(Exercise aim):
Pictures do not belong in the copy, so please give every entry below again exactly.

^^^^^^^^^^^^^^^^

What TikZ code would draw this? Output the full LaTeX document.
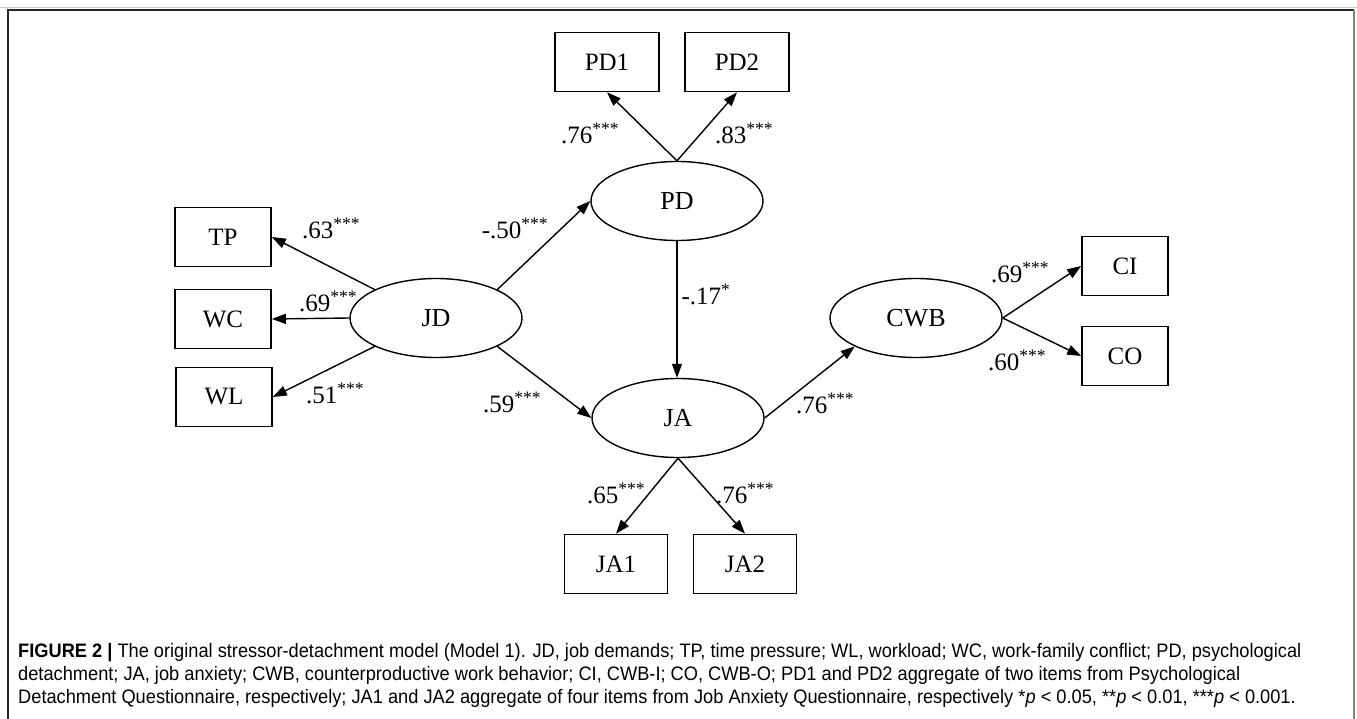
\documentclass[tikz,border=0pt]{standalone}
\usepackage{fontspec}
\setmainfont{Liberation Serif}
\newfontfamily\capfont[FakeStretch=0.935]{Liberation Sans}
\usetikzlibrary{arrows.meta,shapes.geometric}
\newcommand{\sig}[1]{\textsuperscript{#1}}
\begin{document}
\begin{tikzpicture}[x=1pt,y=-1pt,
  obs/.style={draw, line width=1.6pt, minimum width=96pt, minimum height=59pt, inner sep=0pt, font=\fontsize{25}{25}\selectfont},
  lat/.style={draw, ellipse, line width=1.4pt, minimum width=172pt, minimum height=79pt, inner sep=0pt, font=\fontsize{26}{26}\selectfont},
  path/.style={line width=1.4pt, -{Triangle[length=14pt,width=10pt]}},
  coef/.style={font=\fontsize{25}{25}\selectfont, inner sep=0pt},
  capline/.style={anchor=base west, inner sep=0pt, font=\capfont\fontsize{19.5}{23}\selectfont}]
\useasboundingbox (0,0) rectangle (1357,719);
% frame
\draw[black!20, line width=1pt] (0,7.5) -- (1357,7.5);
\draw[black!85, line width=1.3pt] (8,719) -- (8,10) -- (1354,10);
\draw[black!50, line width=2pt] (1354,10) -- (1354,719);
% latent variables
\node[lat] (jd) at (436,318) {JD};
\node[lat] (pd) at (677,201) {PD};
\node[lat] (ja) at (678,418) {JA};
\node[lat] (cwb) at (916,318) {CWB};
% indicators
\node[obs] (tp) at (223,237) {TP};
\node[obs] (wc) at (223,319) {WC};
\node[obs] (wl) at (224,397) {WL};
\node[obs, minimum width=104pt] (pd1) at (607,62) {PD1};
\node[obs, minimum width=104pt] (pd2) at (737,62) {PD2};
\node[obs, minimum width=103pt] (ja1) at (616,564) {JA1};
\node[obs, minimum width=103pt] (ja2) at (745,564) {JA2};
\node[obs, minimum width=86pt] (ci) at (1125,266) {CI};
\node[obs, minimum width=86pt] (co) at (1125,356) {CO};
% paths
\draw[path] (jd.north west) -- (tp.east);
\draw[path] (jd.west) -- (wc.east);
\draw[path] (jd.south west) -- (wl.east);
\draw[path] (jd.north east) -- (pd.west);
\draw[path] (jd.south east) -- (ja.west);
\draw[path] (pd.north) -- (pd1.south);
\draw[path] (pd.north) -- (pd2.south);
\draw[path] (pd.south) -- (pd.south |- ja.north);
\draw[path] (ja.east) -- (cwb.south west);
\draw[path] (ja.south) -- (ja1.north);
\draw[path] (ja.south) -- (ja2.north);
\draw[path] (cwb.east) -- (ci.west);
\draw[path] (cwb.east) -- (co.west);
% coefficients
\node[coef] (c-tp) at (331,228) {.63\sig{***}};
\node[coef] (c-wc) at (328,301) {.69\sig{***}};
\node[coef] (c-wl) at (335,393) {.51\sig{***}};
\node[coef] (c-pd) at (515,228) {-.50\sig{***}};
\node[coef] (c-ja) at (512,402) {.59\sig{***}};
\node[coef] (c-pd1) at (590,133) {.76\sig{***}};
\node[coef] (c-pd2) at (744,133) {.83\sig{***}};
\node[coef] (c-pdja) at (706,294) {-.17\sig{*}};
\node[coef] (c-cwb) at (825,403) {.76\sig{***}};
\node[coef] (c-ci) at (1020,272) {.69\sig{***}};
\node[coef] (c-co) at (1017,360) {.60\sig{***}};
\node[coef] (c-ja1) at (616,493) {.65\sig{***}};
\node[coef] (c-ja2) at (745,493) {.76\sig{***}};
% caption
\node[capline] (cap1) at (18,657) {{\bfseries FIGURE 2 |} The original stressor-detachment model (Model 1). JD, job demands; TP, time pressure; WL, workload; WC, work-family conflict; PD, psychological};
\node[capline] (cap2) at (18,680) {detachment; JA, job anxiety; CWB, counterproductive work behavior; CI, CWB-I; CO, CWB-O; PD1 and PD2 aggregate of two items from Psychological};
\node[capline] (cap3) at (18,703) {Detachment Questionnaire, respectively; JA1 and JA2 aggregate of four items from Job Anxiety Questionnaire, respectively *\textit{p} < 0.05, **\textit{p} < 0.01, ***\textit{p} < 0.001.};
\end{tikzpicture}
\end{document}
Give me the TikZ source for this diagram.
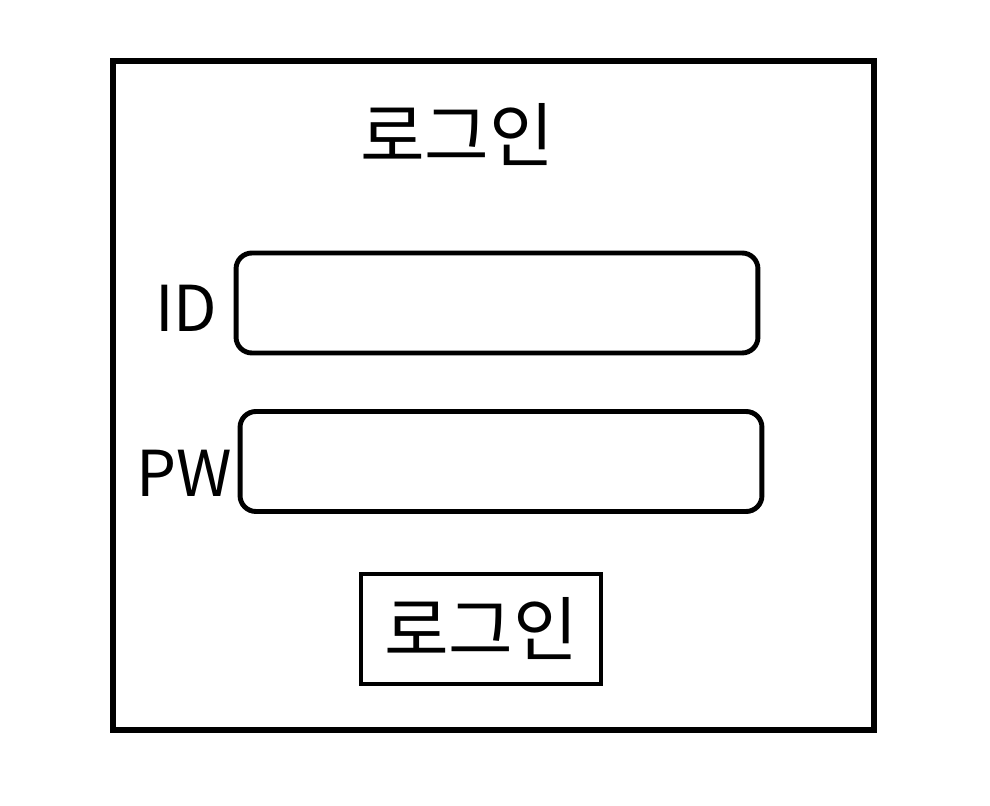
\documentclass[tikz,border=0pt]{standalone}
\usepackage{fontspec}
\setmainfont{Noto Sans CJK KR}
\usetikzlibrary{positioning}
\tikzset{
  frame/.style={draw,line width=3pt},
  inputbox/.style={draw,line width=2.8pt,rounded corners=9pt,minimum width=10.44cm,minimum height=2cm},
  btnbox/.style={draw,line width=2.8pt,minimum width=4.8cm,minimum height=2.2cm,font=\fontsize{40}{46}\selectfont},
  lbl/.style={font=\fontsize{36}{42}\selectfont,inner sep=0pt},
  ttl/.style={font=\fontsize{40}{46}\selectfont,inner sep=0pt}
}
\begin{document}
\begin{tikzpicture}[x=0.02cm,y=0.02cm]
    \useasboundingbox (0,0) rectangle (990,805);
    \draw[frame] (113,744) rectangle (874,75);
    \node[ttl] (title) at (457,670) {로그인};
    \node[inputbox] (idbox) at (497,502) {};
    \node[inputbox] (pwbox) at (501,343.5) {};
    \node[lbl,left=9pt of idbox,yshift=-3pt] (idlbl) {ID};
    \node[lbl,left=3pt of pwbox,yshift=-6.5pt] (pwlbl) {PW};
    \node[btnbox] (login) at (481,176) {\raisebox{-2pt}{로그인}};
\end{tikzpicture}
\end{document}
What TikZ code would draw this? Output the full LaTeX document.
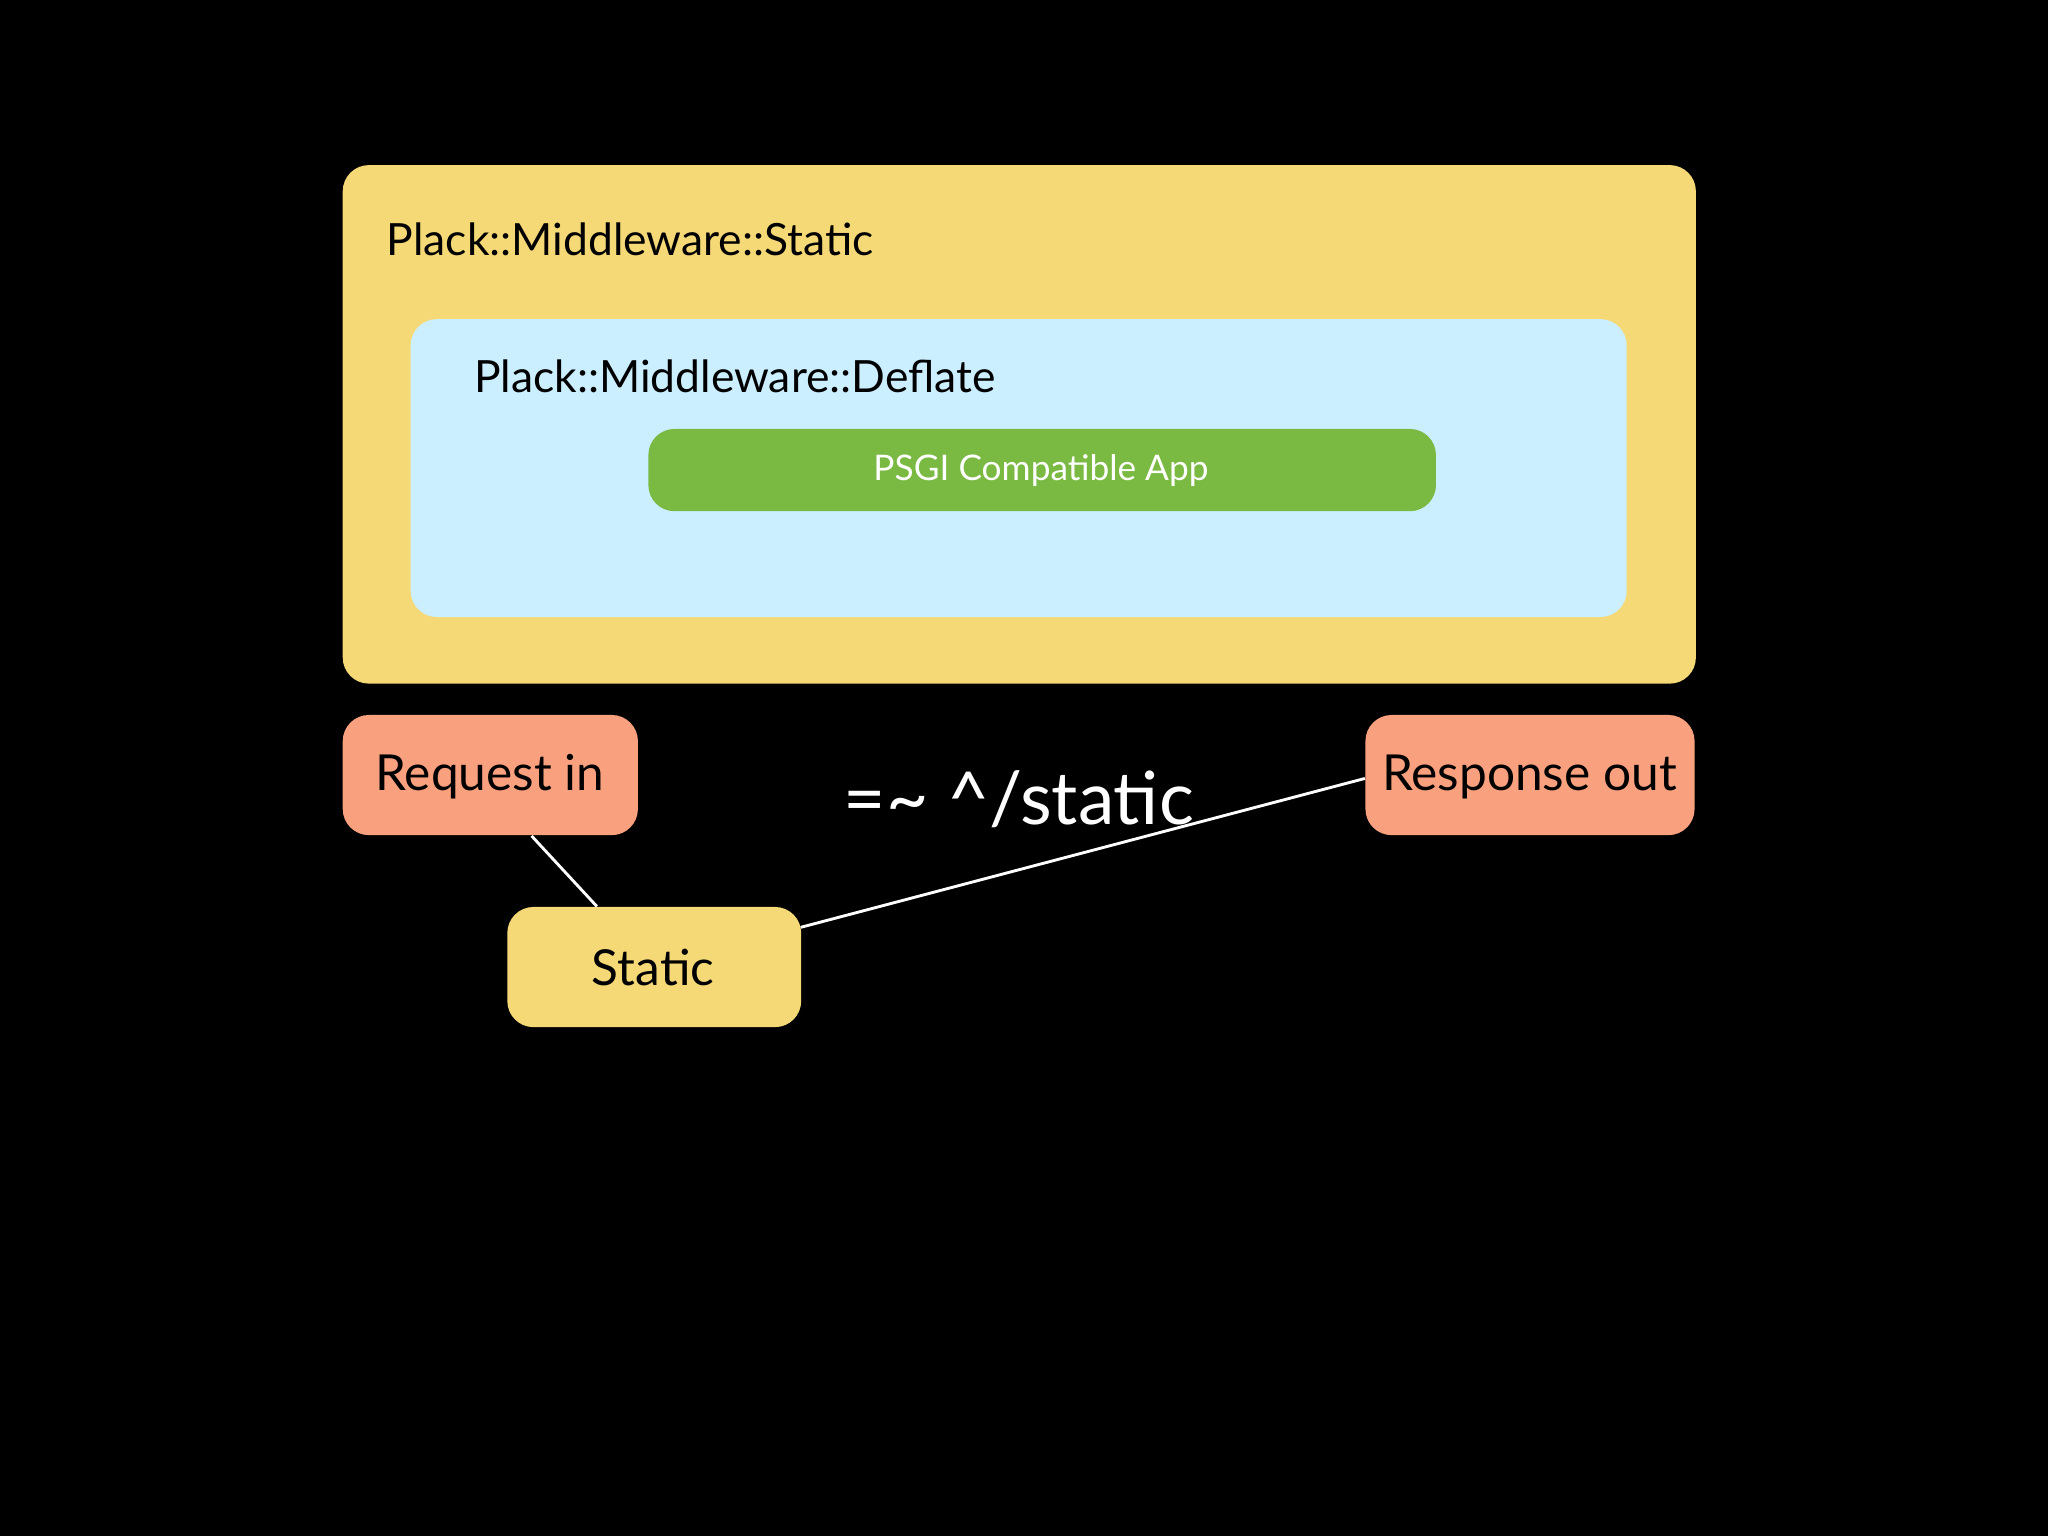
\documentclass[tikz,border=0pt]{standalone}
\usepackage{fontspec}
\setmainfont{Lato}
\definecolor{ybox}{HTML}{F6D977}
\definecolor{bbox}{HTML}{CCEFFF}
\definecolor{gbox}{HTML}{7AB942}
\definecolor{sbox}{HTML}{F9A07E}
\begin{document}
\begin{tikzpicture}[x=0.5pt,y=-0.5pt,
  box/.style={rounded corners=10pt,inner sep=0pt,anchor=north west},
  lbl/.style={text=black,font=\fontsize{17}{20}\selectfont,anchor=west},
  blbl/.style={text=black,font=\fontsize{19}{22}\selectfont},
  conn/.style={draw=white,line width=1.1pt}]
\fill[black] (0,0) rectangle (1568,1176);
\node[box,fill=ybox,minimum width=518pt,minimum height=198.5pt] (outer) at (262,126) {};
\node[box,fill=bbox,minimum width=465.5pt,minimum height=114pt] (inner) at (314,244) {};
\node[box,fill=gbox,minimum width=301.5pt,minimum height=31.5pt] (app) at (496,328) {};
\node[text=white,font=\fontsize{13.5}{16}\selectfont] (apptxt) at (797,360) {PSGI Compatible App};
\node[lbl] (outtxt) at (289,183) {Plack::Middleware::Static};
\node[lbl] (intxt) at (356,288) {Plack::Middleware::Deflate};
\node[box,fill=sbox,minimum width=113pt,minimum height=46pt] (req) at (262,547) {};
\node[blbl] (reqtxt) at (375,595) {Request in};
\node[box,fill=sbox,minimum width=126pt,minimum height=46pt] (resp) at (1045,547) {};
\node[blbl] (resptxt) at (1171,595) {Response out};
\node[box,fill=ybox,minimum width=112.5pt,minimum height=46pt] (stat) at (388,694) {};
\node[blbl] (stattxt) at (500,741) {Static};
\coordinate (r1) at (407,640);
\coordinate (s1) at (457,694);
\coordinate (s2) at (613,710);
\coordinate (o1) at (1045,596);
\draw[conn] (r1) -- (s1);
\draw[conn] (s2) -- (o1);
\node[text=white,font=\fontsize{28}{32}\selectfont] (rx) at (780,612) {=\char"007E{} \^{}/static};
\end{tikzpicture}
\end{document}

^^^^^^^^^^^^^^^^

(Correct response):
What TikZ code would draw this? Output the full LaTeX document.
\documentclass[tikz,border=0pt]{standalone}
\usepackage{fontspec}
\setmainfont{Liberation Serif}
\newfontfamily\capfont[FakeStretch=0.935]{Liberation Sans}
\usetikzlibrary{arrows.meta,shapes.geometric}
\newcommand{\sig}[1]{\textsuperscript{#1}}
\begin{document}
\begin{tikzpicture}[x=1pt,y=-1pt,
  obs/.style={draw, line width=1.6pt, minimum width=96pt, minimum height=59pt, inner sep=0pt, font=\fontsize{25}{25}\selectfont},
  lat/.style={draw, ellipse, line width=1.4pt, minimum width=172pt, minimum height=79pt, inner sep=0pt, font=\fontsize{26}{26}\selectfont},
  path/.style={line width=1.4pt, -{Triangle[length=14pt,width=10pt]}},
  coef/.style={font=\fontsize{25}{25}\selectfont, inner sep=0pt},
  capline/.style={anchor=base west, inner sep=0pt, font=\capfont\fontsize{19.5}{23}\selectfont}]
\useasboundingbox (0,0) rectangle (1357,719);
% frame
\draw[black!20, line width=1pt] (0,7.5) -- (1357,7.5);
\draw[black!85, line width=1.3pt] (8,719) -- (8,10) -- (1354,10);
\draw[black!50, line width=2pt] (1354,10) -- (1354,719);
% latent variables
\node[lat] (jd) at (436,318) {JD};
\node[lat] (pd) at (677,201) {PD};
\node[lat] (ja) at (678,418) {JA};
\node[lat] (cwb) at (916,318) {CWB};
% indicators
\node[obs] (tp) at (223,237) {TP};
\node[obs] (wc) at (223,319) {WC};
\node[obs] (wl) at (224,397) {WL};
\node[obs, minimum width=104pt] (pd1) at (607,62) {PD1};
\node[obs, minimum width=104pt] (pd2) at (737,62) {PD2};
\node[obs, minimum width=103pt] (ja1) at (616,564) {JA1};
\node[obs, minimum width=103pt] (ja2) at (745,564) {JA2};
\node[obs, minimum width=86pt] (ci) at (1125,266) {CI};
\node[obs, minimum width=86pt] (co) at (1125,356) {CO};
% paths
\draw[path] (jd.north west) -- (tp.east);
\draw[path] (jd.west) -- (wc.east);
\draw[path] (jd.south west) -- (wl.east);
\draw[path] (jd.north east) -- (pd.west);
\draw[path] (jd.south east) -- (ja.west);
\draw[path] (pd.north) -- (pd1.south);
\draw[path] (pd.north) -- (pd2.south);
\draw[path] (pd.south) -- (pd.south |- ja.north);
\draw[path] (ja.east) -- (cwb.south west);
\draw[path] (ja.south) -- (ja1.north);
\draw[path] (ja.south) -- (ja2.north);
\draw[path] (cwb.east) -- (ci.west);
\draw[path] (cwb.east) -- (co.west);
% coefficients
\node[coef] (c-tp) at (331,228) {.63\sig{***}};
\node[coef] (c-wc) at (328,301) {.69\sig{***}};
\node[coef] (c-wl) at (335,393) {.51\sig{***}};
\node[coef] (c-pd) at (515,228) {-.50\sig{***}};
\node[coef] (c-ja) at (512,402) {.59\sig{***}};
\node[coef] (c-pd1) at (590,133) {.76\sig{***}};
\node[coef] (c-pd2) at (744,133) {.83\sig{***}};
\node[coef] (c-pdja) at (706,294) {-.17\sig{*}};
\node[coef] (c-cwb) at (825,403) {.76\sig{***}};
\node[coef] (c-ci) at (1020,272) {.69\sig{***}};
\node[coef] (c-co) at (1017,360) {.60\sig{***}};
\node[coef] (c-ja1) at (616,493) {.65\sig{***}};
\node[coef] (c-ja2) at (745,493) {.76\sig{***}};
% caption
\node[capline] (cap1) at (18,657) {{\bfseries FIGURE 2 |} The original stressor-detachment model (Model 1). JD, job demands; TP, time pressure; WL, workload; WC, work-family conflict; PD, psychological};
\node[capline] (cap2) at (18,680) {detachment; JA, job anxiety; CWB, counterproductive work behavior; CI, CWB-I; CO, CWB-O; PD1 and PD2 aggregate of two items from Psychological};
\node[capline] (cap3) at (18,703) {Detachment Questionnaire, respectively; JA1 and JA2 aggregate of four items from Job Anxiety Questionnaire, respectively *\textit{p} < 0.05, **\textit{p} < 0.01, ***\textit{p} < 0.001.};
\end{tikzpicture}
\end{document}
Give me the TikZ source for this diagram.
\documentclass[tikz,border=0pt]{standalone}
\usepackage{fontspec}
\setmainfont{Noto Sans CJK KR}
\usetikzlibrary{positioning}
\tikzset{
  frame/.style={draw,line width=3pt},
  inputbox/.style={draw,line width=2.8pt,rounded corners=9pt,minimum width=10.44cm,minimum height=2cm},
  btnbox/.style={draw,line width=2.8pt,minimum width=4.8cm,minimum height=2.2cm,font=\fontsize{40}{46}\selectfont},
  lbl/.style={font=\fontsize{36}{42}\selectfont,inner sep=0pt},
  ttl/.style={font=\fontsize{40}{46}\selectfont,inner sep=0pt}
}
\begin{document}
\begin{tikzpicture}[x=0.02cm,y=0.02cm]
    \useasboundingbox (0,0) rectangle (990,805);
    \draw[frame] (113,744) rectangle (874,75);
    \node[ttl] (title) at (457,670) {로그인};
    \node[inputbox] (idbox) at (497,502) {};
    \node[inputbox] (pwbox) at (501,343.5) {};
    \node[lbl,left=9pt of idbox,yshift=-3pt] (idlbl) {ID};
    \node[lbl,left=3pt of pwbox,yshift=-6.5pt] (pwlbl) {PW};
    \node[btnbox] (login) at (481,176) {\raisebox{-2pt}{로그인}};
\end{tikzpicture}
\end{document}
What TikZ code would draw this? Output the full LaTeX document.
\documentclass[tikz,border=0pt]{standalone}
\usepackage{fontspec}
\setmainfont{Lato}
\definecolor{ybox}{HTML}{F6D977}
\definecolor{bbox}{HTML}{CCEFFF}
\definecolor{gbox}{HTML}{7AB942}
\definecolor{sbox}{HTML}{F9A07E}
\begin{document}
\begin{tikzpicture}[x=0.5pt,y=-0.5pt,
  box/.style={rounded corners=10pt,inner sep=0pt,anchor=north west},
  lbl/.style={text=black,font=\fontsize{17}{20}\selectfont,anchor=west},
  blbl/.style={text=black,font=\fontsize{19}{22}\selectfont},
  conn/.style={draw=white,line width=1.1pt}]
\fill[black] (0,0) rectangle (1568,1176);
\node[box,fill=ybox,minimum width=518pt,minimum height=198.5pt] (outer) at (262,126) {};
\node[box,fill=bbox,minimum width=465.5pt,minimum height=114pt] (inner) at (314,244) {};
\node[box,fill=gbox,minimum width=301.5pt,minimum height=31.5pt] (app) at (496,328) {};
\node[text=white,font=\fontsize{13.5}{16}\selectfont] (apptxt) at (797,360) {PSGI Compatible App};
\node[lbl] (outtxt) at (289,183) {Plack::Middleware::Static};
\node[lbl] (intxt) at (356,288) {Plack::Middleware::Deflate};
\node[box,fill=sbox,minimum width=113pt,minimum height=46pt] (req) at (262,547) {};
\node[blbl] (reqtxt) at (375,595) {Request in};
\node[box,fill=sbox,minimum width=126pt,minimum height=46pt] (resp) at (1045,547) {};
\node[blbl] (resptxt) at (1171,595) {Response out};
\node[box,fill=ybox,minimum width=112.5pt,minimum height=46pt] (stat) at (388,694) {};
\node[blbl] (stattxt) at (500,741) {Static};
\coordinate (r1) at (407,640);
\coordinate (s1) at (457,694);
\coordinate (s2) at (613,710);
\coordinate (o1) at (1045,596);
\draw[conn] (r1) -- (s1);
\draw[conn] (s2) -- (o1);
\node[text=white,font=\fontsize{28}{32}\selectfont] (rx) at (780,612) {=\char"007E{} \^{}/static};
\end{tikzpicture}
\end{document}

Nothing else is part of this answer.